§ **Task data**:
%%

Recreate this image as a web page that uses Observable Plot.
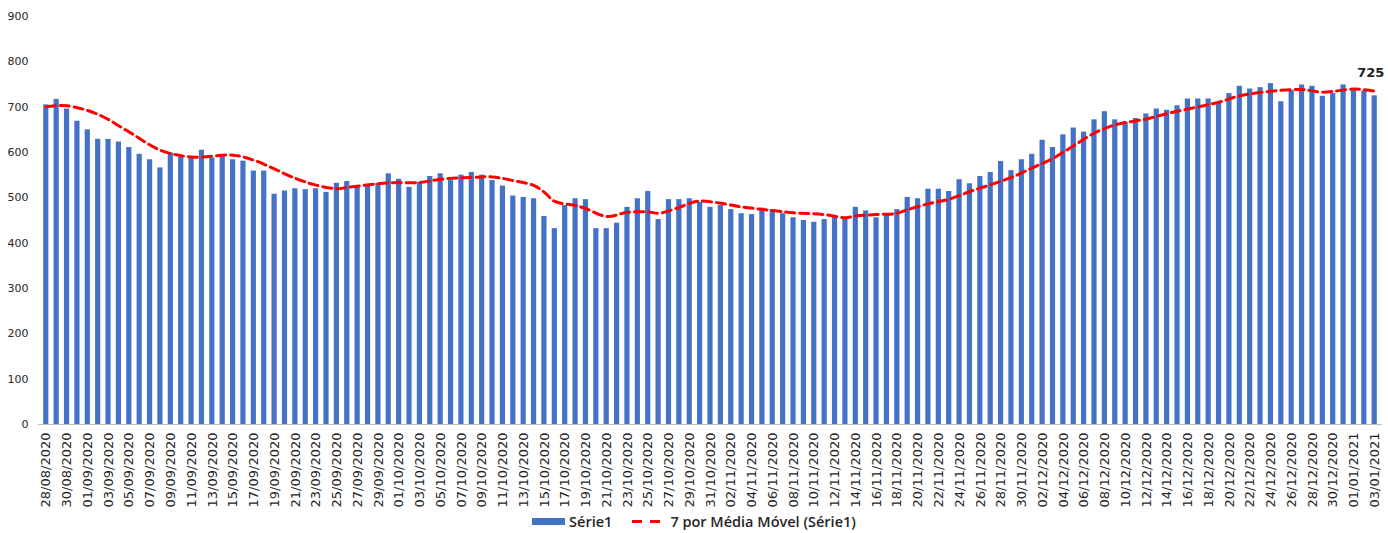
<!DOCTYPE html>
<html>
<head>
<meta charset="utf-8">
<script src="https://cdn.jsdelivr.net/npm/d3@7"></script>
<script src="https://cdn.jsdelivr.net/npm/@observablehq/plot@0.6"></script>
<style>
  body { margin: 0; background: #fff; font-family: "DejaVu Sans", sans-serif; }
  #chart svg { display: block; }
  .legend { height: 23px; display: flex; justify-content: center; align-items: center; font-family: "Open Sans", sans-serif; font-weight: 600; font-size: 14.5px; color: #262626; }
  .legend .sw { display: inline-block; width: 33px; height: 7px; background: #4472C4; margin-right: 4px; }
  .legend .dash { display: inline-block; width: 10px; height: 3px; background: #FF0000; }
</style>
</head>
<body>
<div id="chart"></div>
<div class="legend"><span class="sw"></span><span>Série1</span><span class="dash" style="margin-left:20px"></span><span class="dash" style="margin-left:8px;margin-right:10px"></span><span>7 por Média Móvel (Série1)</span></div>
<script>
// categories: daily dates 28/08/2020 .. 03/01/2021
const startDate = new Date(Date.UTC(2020, 7, 28));
const endDate = new Date(Date.UTC(2021, 0, 4));
const fmt = d3.utcFormat("%d/%m/%Y");
const dates = d3.utcDay.range(startDate, endDate).map(fmt);

// Série1 daily values
const serie1 = [
  705,717,696,669,650,629,629,623,611,596,584,566,599,590,590,605,588,593,584,581,559,559,508,515,520,518,520,512,532,536,
  526,527,532,553,541,523,534,547,553,538,550,556,550,538,526,504,501,498,459,432,483,498,496,432,432,444,479,498,514,452,496,496,498,
  490,479,483,474,465,463,477,474,465,456,450,446,452,459,456,479,471,456,462,474,501,498,519,519,514,540,531,547,556,580,560,
  584,596,627,611,639,654,645,672,690,672,666,675,685,696,693,703,718,718,718,709,730,746,740,743,752,712,737,749,746,724,730,749,740,736,725
];

// 7-day moving average line at these day positions
const maDay = [0,2,5,8,11,14,18,20,24,26,28,29,33,36,38,41,43,45,47,48,49,51,52,54,56,58,59,61,62,63,65,67,70,72,75,77,78,80,82,83,85,87,89,91,93,95,97,99,101,103,106,108,110,113,115,118,121,123,126,128];
const maValue = [701,703,684,645,605,590,594,583,543,528,520,523,533,534,541,545,546,538,527,512,492,483,476,459,468,469,466,479,488,493,488,480,472,467,463,456,460,463,466,474,487,497,514,529,545,566,587,615,643,661,674,686,696,711,725,735,739,733,740,735];

const yTicks = [0,100,200,300,400,500,600,700,800,900];
const xTicks = dates.filter((d, i) => i % 2 === 0);

const bars = dates.map((d, i) => ({date: d, value: serie1[i]}));
const ma = maDay.map((k, i) => ({date: dates[k], value: maValue[i]}));
const last = bars[bars.length - 1];

const chart = Plot.plot({
  width: 1388,
  height: 510,
  marginTop: 16,
  marginBottom: 86,
  marginLeft: 38,
  marginRight: 6,
  style: {fontFamily: "DejaVu Sans, sans-serif", fontSize: "11px", color: "#262626", background: "#fff"},
  x: {type: "band", domain: dates, padding: 0.5, ticks: xTicks, tickRotate: -90, tickSize: 0, tickPadding: 8, label: null},
  y: {domain: [0, 900], ticks: yTicks, tickSize: 0, tickPadding: 10, label: null},
  marks: [
    Plot.barY(bars, {x: "date", y: "value", fill: "#4472C4"}),
    Plot.ruleY([0], {stroke: "#bfbfbf", strokeWidth: 1}),
    Plot.line(ma, {x: "date", y: "value", stroke: "#FF0000", strokeWidth: 3, strokeDasharray: "9,5", curve: "catmull-rom"}),
    Plot.text([last], {x: "date", y: "value", text: d => String(d.value), dy: -23, dx: -4, fontWeight: "bold", fontSize: 13, fill: "#222"})
  ]
});
chart.querySelectorAll("[aria-label='x-axis tick label'] text").forEach(t => t.setAttribute("font-size", "13"));
document.getElementById("chart").append(chart);
</script>
</body>
</html>
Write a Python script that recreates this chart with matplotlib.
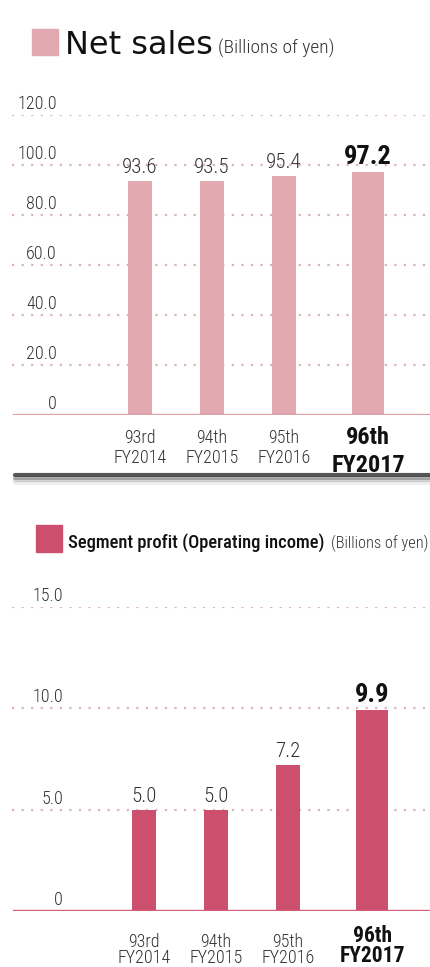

%%

§ **Your goal**: Show the lines of the records that contain the word "chart".

§ **Written solution**:
  #chart svg { display: block; }
<div id="chart"></div>
const chart = Plot.plot({
chart.querySelectorAll("[aria-label='x-axis tick label'] text").forEach(t => t.setAttribute("font-size", "13"));
document.getElementById("chart").append(chart);
Write a Python script that recreates this chart with matplotlib.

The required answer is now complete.